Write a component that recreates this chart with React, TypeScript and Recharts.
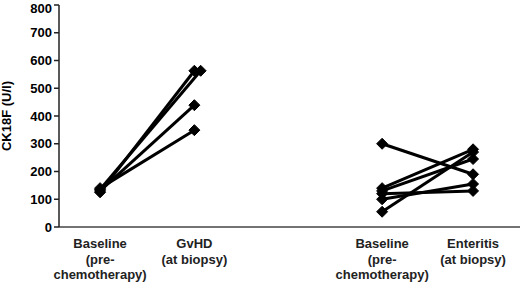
import { Line, LineChart, XAxis, YAxis } from "recharts"

// category labels and where they sit on the numeric x scale
const CATEGORIES = [
  "Baseline\n(pre-\nchemotherapy)",
  "GvHD\n(at biopsy)",
  "Baseline\n(pre-\nchemotherapy)",
  "Enteritis\n(at biopsy)",
]
const CATEGORY_X = [0.98, 3.23, 7.71, 9.88]
// small horizontal jitter of the GvHD points (one diamond sits beside another)
const GVHD_JITTER = [0, 0.15, 0, 0]

// CK18F (U/l) per patient
const GVHD_BASELINE = [125, 135, 130, 140]
const GVHD_BIOPSY = [563, 563, 439, 349]
const ENTERITIS_BASELINE = [300, 140, 130, 55, 100, 120]
const ENTERITIS_BIOPSY = [190, 280, 245, 270, 155, 130]

const Y_TICKS = [0, 100, 200, 300, 400, 500, 600, 700, 800]

const FONT = "'Liberation Sans', Arial, sans-serif"

const pairs = [
  ...GVHD_BASELINE.map((v, i) => [
    { x: CATEGORY_X[0], y: v },
    { x: CATEGORY_X[1] + GVHD_JITTER[i], y: GVHD_BIOPSY[i] },
  ]),
  ...ENTERITIS_BASELINE.map((v, i) => [
    { x: CATEGORY_X[2], y: v },
    { x: CATEGORY_X[3], y: ENTERITIS_BIOPSY[i] },
  ]),
]

function Diamond(props: any) {
  const { cx, cy } = props
  if (cx == null || cy == null) return null
  const r = 5.5
  return (
    <polygon
      points={`${cx},${cy - r} ${cx + r},${cy} ${cx},${cy + r} ${cx - r},${cy}`}
      fill="#000"
      stroke="#000"
      strokeWidth={1}
    />
  )
}

function CategoryTick(props: any) {
  const { x, y, payload } = props
  const idx = CATEGORY_X.indexOf(payload.value)
  if (idx < 0) return null
  const lines = CATEGORIES[idx].split("\n")
  return (
    <text
      x={x}
      y={y}
      textAnchor="middle"
      fontFamily={FONT}
      fontWeight="bold"
      fontSize={13}
      fill="#222"
    >
      {lines.map((l, i) => (
        <tspan key={i} x={x} dy={i === 0 ? 21 : 15.5}>
          {l}
        </tspan>
      ))}
    </text>
  )
}

export default function App() {
  return (
    <div style={{ position: "absolute", left: 0, top: 0, background: "#fff" }}>
      <LineChart
        width={520}
        height={286}
        margin={{ top: 5, right: 0, left: 0, bottom: 5 }}
      >
        <XAxis
          type="number"
          dataKey="x"
          domain={[0, 11]}
          ticks={CATEGORY_X}
          allowDataOverflow
          height={54}
          tickLine={false}
          tickSize={0}
          tickMargin={0}
          stroke="#444"
          strokeWidth={1.5}
          tick={<CategoryTick />}
        />
        <YAxis
          type="number"
          domain={[0, 800]}
          ticks={Y_TICKS}
          width={59}
          tickSize={5}
          tickMargin={2}
          stroke="#222"
          strokeWidth={1.5}
          tick={{ fontSize: 13, fontWeight: "bold", fill: "#000", fontFamily: FONT }}
          label={{
            value: "CK18F (U/l)",
            angle: -90,
            position: "insideLeft",
            dx: 1,
            style: { fontSize: 13, fontWeight: "bold", fill: "#000", fontFamily: FONT, textAnchor: "middle" },
          }}
        />
        {pairs.map((d, i) => (
          <Line
            key={i}
            data={d}
            dataKey="y"
            stroke="#000"
            strokeWidth={3}
            dot={<Diamond />}
            activeDot={false}
            isAnimationActive={false}
          />
        ))}
      </LineChart>
    </div>
  )
}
· · · ·
WORK TO DO:
Repeat exactly and only the lines from the start of the data above through the line that holds "LineChart, XAxis, YAxis", inclusive. Pictures do not belong in the copy.

EXERCISE ANSWER:
Write a component that recreates this chart with React, TypeScript and Recharts.
import { Line, LineChart, XAxis, YAxis } from "recharts"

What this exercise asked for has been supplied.